The crew tows small barges containing a generator that produces low voltage current in the water sufficient to stun and collect fish long enough to collect census data. The crews walk shoulder-to-shoulder up the stream using electrode wands to locate fish beneath rocks, logs and undercut banks. Trout have excellent camouflage, so it is simply amazing to see how many fish come to the surface in locations where a casual observer can rarely see a fish. I now believe the estimates of 3,000, 5,000 even 9,000 fish per mile in area streams that we see in WDNR reports. The fish are stunned, netted and measured, then released unharmed. Waterproof waders protect the crew from being shocked, however if a volunteer ventures too close to the generator with breathable waders or bare skin, they are quickly reminded to keep their distance.

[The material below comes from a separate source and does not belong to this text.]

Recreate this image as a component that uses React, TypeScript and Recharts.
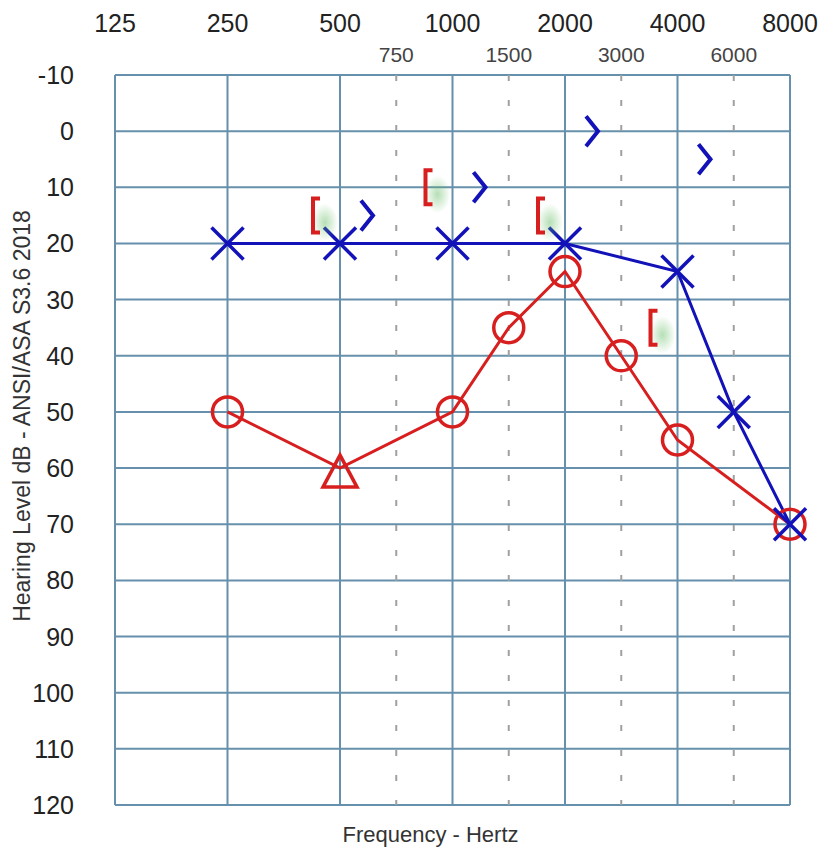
import React from "react";
import {
  CartesianGrid,
  ComposedChart,
  Line,
  ReferenceLine,
  Scatter,
  XAxis,
  YAxis
} from "recharts";

// octave frequencies along the top, half-octave ones underneath
const octaveFreqs = [125, 250, 500, 1000, 2000, 4000, 8000];
const halfFreqs = [750, 1500, 3000, 6000];
const dbTicks = [-10, 0, 10, 20, 30, 40, 50, 60, 70, 80, 90, 100, 110, 120];

// right ear, air conduction (red)
const rightFreqs = [250, 500, 1000, 1500, 2000, 3000, 4000, 8000];
const rightAC = [50, 60, 50, 35, 25, 40, 55, 70];
const rightSymbols = ["circle", "triangle", "circle", "circle", "circle", "circle", "circle", "circle"];

// left ear, air conduction (blue)
const leftFreqs = [250, 500, 1000, 2000, 4000, 6000, 8000];
const leftAC = [20, 20, 20, 20, 25, 50, 70];

// bone conduction
const rightBCFreqs = [500, 1000, 2000, 4000];
const rightBC = [15, 10, 15, 35];
const leftBCFreqs = [500, 1000, 2000, 4000];
const leftBC = [15, 10, 0, 5];

const RED = "#d81f1f";
const BLUE = "#1212b8";
const GRID = "#6690ab";
const FONT = "'Liberation Sans', Arial, sans-serif";

// audiogram spacing: one unit per octave, half-octave freqs sit midway
const octavePos = (f: number) => Math.round(Math.log2(f / 125) * 2) / 2;

const allFreqs = [...octaveFreqs, ...halfFreqs];
const freqAtPos = (p: number) => allFreqs.find((f) => octavePos(f) === p);

const toPoints = (freqs: number[], dbs: number[], symbols?: string[]) =>
  freqs.map((f, i) => ({ pos: octavePos(f), db: dbs[i], symbol: symbols ? symbols[i] : "" }));

const rightData = toPoints(rightFreqs, rightAC, rightSymbols);
const leftData = toPoints(leftFreqs, leftAC);
const rightBCData = toPoints(rightBCFreqs, rightBC);
const leftBCData = toPoints(leftBCFreqs, leftBC);

const RightDot = (props: any) => {
  const { cx, cy, payload, index } = props;
  if (cx == null || cy == null) return <g key={index} />;
  if (payload.symbol === "triangle") {
    return (
      <polygon
        key={index}
        points={`${cx},${cy - 13} ${cx - 17},${cy + 19} ${cx + 17},${cy + 19}`}
        fill="none"
        stroke={RED}
        strokeWidth={3.5}
      />
    );
  }
  return <circle key={index} cx={cx} cy={cy} r={15} fill="none" stroke={RED} strokeWidth={3.5} />;
};

const LeftDot = (props: any) => {
  const { cx, cy, index } = props;
  if (cx == null || cy == null) return <g key={index} />;
  const s = 16;
  return (
    <g key={index} stroke={BLUE} strokeWidth={3.5}>
      <line x1={cx - s} y1={cy - s} x2={cx + s} y2={cy + s} />
      <line x1={cx - s} y1={cy + s} x2={cx + s} y2={cy - s} />
    </g>
  );
};

const Bracket = (props: any) => {
  const { cx, cy } = props;
  const x = cx - 24;
  return (
    <g>
      <ellipse cx={x + 9} cy={cy + 7} rx={13} ry={19} fill="url(#glow)" />
      <path
        d={`M${x + 4},${cy - 17} L${x - 3},${cy - 17} L${x - 3},${cy + 17} L${x + 4},${cy + 17}`}
        fill="none"
        stroke={RED}
        strokeWidth={4}
      />
    </g>
  );
};

const Chevron = (props: any) => {
  const { cx, cy } = props;
  const x = cx + 27;
  return (
    <path
      d={`M${x - 6},${cy - 15} L${x + 6},${cy} L${x - 6},${cy + 15}`}
      fill="none"
      stroke={BLUE}
      strokeWidth={4}
    />
  );
};

const FreqTick = (props: any) => {
  const { x, payload } = props;
  const isOctave = Number.isInteger(payload.value);
  return (
    <text
      x={x}
      y={isOctave ? 32 : 62}
      textAnchor="middle"
      fontSize={isOctave ? 25 : 21}
      fill={isOctave ? "#222" : "#444"}
      fontFamily={FONT}
    >
      {freqAtPos(payload.value)}
    </text>
  );
};

const DbTick = (props: any) => {
  const { y, payload } = props;
  return (
    <text x={74} y={y + 9} textAnchor="end" fontSize={25} fill="#222" fontFamily={FONT}>
      {payload.value}
    </text>
  );
};

const YTitle = () => (
  <text
    transform="translate(30,416) rotate(-90)"
    textAnchor="middle"
    fontSize={23}
    fill="#333"
    fontFamily={FONT}
  >
    Hearing Level dB - ANSI/ASA S3.6 2018
  </text>
);

export default function App() {
  return (
    <div style={{ position: "absolute", left: 0, top: 0, width: 818, height: 847, background: "#fff" }}>
      <ComposedChart width={818} height={847} margin={{ top: 0, right: 28, bottom: 0, left: 0 }}>
        <defs>
          <radialGradient id="glow">
            <stop offset="0%" stopColor="#5cb85c" stopOpacity={0.45} />
            <stop offset="100%" stopColor="#5cb85c" stopOpacity={0} />
          </radialGradient>
        </defs>
        <XAxis
          xAxisId="main"
          dataKey="pos"
          type="number"
          orientation="top"
          domain={[0, 6]}
          ticks={allFreqs.map(octavePos)}
          interval={0}
          height={75}
          axisLine={false}
          tickLine={false}
          tick={<FreqTick />}
        />
        <XAxis
          xAxisId="bottom"
          type="number"
          orientation="bottom"
          domain={[0, 6]}
          ticks={[]}
          height={42}
          axisLine={false}
          tickLine={false}
          tick={false}
          label={{
            value: "Frequency - Hertz",
            position: "insideBottom",
            offset: 5,
            dx: -22,
            fontSize: 22,
            fill: "#333",
            fontFamily: FONT
          }}
        />
        <YAxis
          dataKey="db"
          type="number"
          reversed
          domain={[-10, 120]}
          ticks={dbTicks}
          interval={0}
          width={115}
          axisLine={false}
          tickLine={false}
          tick={<DbTick />}
          label={<YTitle />}
        />
        <CartesianGrid xAxisId="main" vertical={false} stroke={GRID} strokeWidth={2} fill="#fff" />
        {halfFreqs.map((f) => (
          <ReferenceLine
            key={f}
            xAxisId="main"
            x={octavePos(f)}
            stroke="#a0a0a0"
            strokeWidth={2}
            strokeDasharray="6 19"
          />
        ))}
        {octaveFreqs.map((f) => (
          <ReferenceLine key={f} xAxisId="main" x={octavePos(f)} stroke={GRID} strokeWidth={2} />
        ))}
        <Line
          xAxisId="main"
          data={rightData}
          dataKey="db"
          stroke={RED}
          strokeWidth={3}
          dot={<RightDot />}
          activeDot={false}
          isAnimationActive={false}
        />
        <Line
          xAxisId="main"
          data={leftData}
          dataKey="db"
          stroke={BLUE}
          strokeWidth={3}
          dot={<LeftDot />}
          activeDot={false}
          isAnimationActive={false}
        />
        <Scatter xAxisId="main" data={rightBCData} dataKey="db" shape={<Bracket />} isAnimationActive={false} />
        <Scatter xAxisId="main" data={leftBCData} dataKey="db" shape={<Chevron />} isAnimationActive={false} />
      </ComposedChart>
    </div>
  );
}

Of the hundreds of fish we collected, it is evident just how rare fish 16 inches or longer are in our streams. So, if you catch one that size or longer, take a picture and carefully release it. That fish will help produce future generations of trout in our streams if it is not hanging on your wall. On the other hand, don't be afraid to keep a smaller trout (less than 12 inches in the Kinni). Populations are high in this age group of fish, so you will not harm the resource. Trout are a delicious, sustainable, organic and gluten free product of our cold, clean stream.
Weather conditions at key times of year play a huge role in survival of trout. Both brown and brook trout lay their eggs in the late fall on gravel bars in areas with good spring water flow. Spawning most often occurs in upper reaches of our rivers and their tributaries. Flooding or extreme cold can have a devastating effect on the young trout when they hatch in February or March. Spring water maintains a constant temperature year around, so when those newly hatched trout emerge, the springs offer them warmer water than water exposed to air temperatures. The extreme cold we experienced in the winter of 2013-14 hurt the survival rate of young trout. Since then, we've had very good survival rates in recent years, which lead to harvest limits of 5 fish, 12 inches or less per day.

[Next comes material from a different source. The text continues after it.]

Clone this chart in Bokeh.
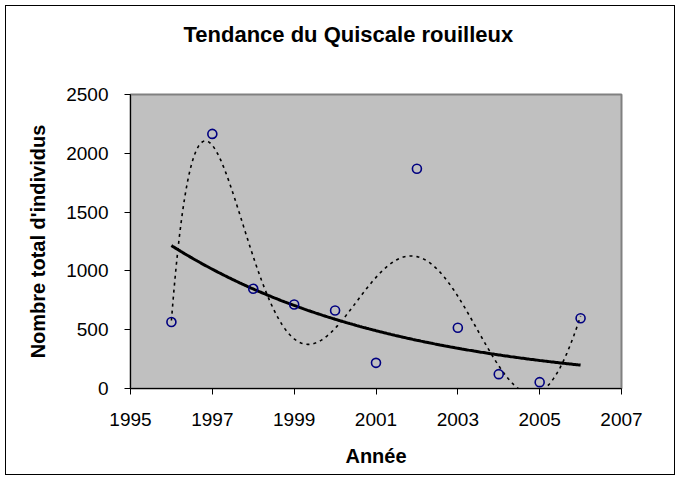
import numpy as np
from bokeh.plotting import figure
from bokeh.models import FixedTicker, Title, Range1d
from bokeh.embed import file_html
from bokeh.resources import INLINE

# Data
years = [1996, 1997, 1998, 1999, 2000, 2001, 2002, 2003, 2004, 2005, 2006]
counts = [565, 2165, 848, 714, 663, 218, 1868, 516, 122, 54, 598]
x_ticks = [1995, 1997, 1999, 2001, 2003, 2005, 2007]
y_ticks = [0, 500, 1000, 1500, 2000, 2500]

title_text = "Tendance du Quiscale rouilleux"
x_title = "Année"
y_title = "Nombre total d'individus"

FONT = "Liberation Sans"

# Trend lines (as in the spreadsheet: exponential + polynomial order 6)
xa = np.array(years, dtype=float)
ya = np.array(counts, dtype=float)
xs = np.linspace(min(years), max(years), 301)
b, a = np.polyfit(xa - 2001, np.log(ya), 1)
exp_trend = np.exp(a + b * (xs - 2001))
poly = np.polyfit(xa - 2001, ya, 6)
poly_trend = np.polyval(poly, xs - 2001)

p = figure(frame_width=491, frame_height=294, output_backend="svg",
           toolbar_location=None,
           x_range=Range1d(1995, 2007), y_range=Range1d(0, 2500))
p.min_border_left = 124
p.min_border_right = 53
p.min_border_top = 88
p.min_border_bottom = 86
p.margin = 5
p.styles = {"border": "1px solid black"}

p.background_fill_color = "#C0C0C0"
p.border_fill_color = "white"
p.outline_line_color = "#808080"
p.outline_line_width = 2
p.grid.visible = False

for ax in (p.xaxis, p.yaxis):
    ax.axis_line_color = "black"
    ax.axis_line_width = 1
    ax.major_tick_line_color = "black"
    ax.major_tick_in = 0
    ax.major_tick_out = 6
    ax.minor_tick_line_color = None
    ax.major_label_text_font = FONT
    ax.major_label_text_font_size = "19px"
    ax.major_label_text_color = "black"
    ax.axis_label_text_font = FONT
    ax.axis_label_text_font_size = "20px"
    ax.axis_label_text_font_style = "bold"
    ax.axis_label_text_color = "black"

p.xaxis.ticker = FixedTicker(ticks=x_ticks)
p.yaxis.ticker = FixedTicker(ticks=y_ticks)
p.xaxis.major_label_standoff = 18
p.yaxis.major_label_standoff = 16
p.xaxis.axis_label = x_title
p.yaxis.axis_label = y_title
p.xaxis.axis_label_standoff = 16
p.yaxis.axis_label_standoff = 14

p.line(xs, poly_trend, line_color="black", line_width=1.6, line_dash="3 4")
p.line(xs, exp_trend, line_color="black", line_width=3)
p.scatter(years, counts, marker="circle", size=9, fill_color=None,
          line_color="#000080", line_width=1.6)

# spacer panel between the frame and the title (nearest to the frame)
p.add_layout(Title(text=" ", text_font_size="1px", standoff=28,
                   text_color="white"), "above")
p.add_layout(Title(text=title_text, align="left", offset=53, standoff=30,
                   vertical_align="top",
                   text_font=FONT, text_font_size="22px",
                   text_font_style="bold", text_color="black"), "above")

open("out.html", "w").write(file_html(p, INLINE))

Volunteers assisting these WDNR Fish management crew mostly are members of our local KIAP-TU-WISH Trout Unlimited chapter. Members of this dedicated group also help with stream habitat restoration and improvement, long-term watershed management studies, Trout in the Classroom programs in area schools, Learn to Fish seminars and conservation fund raising. All these efforts will help ensure trout for future generations.
Trout fishing will improve as we move into the Fall. There are only a couple of weeks left in the 2018 season. Get out there and enjoy our river.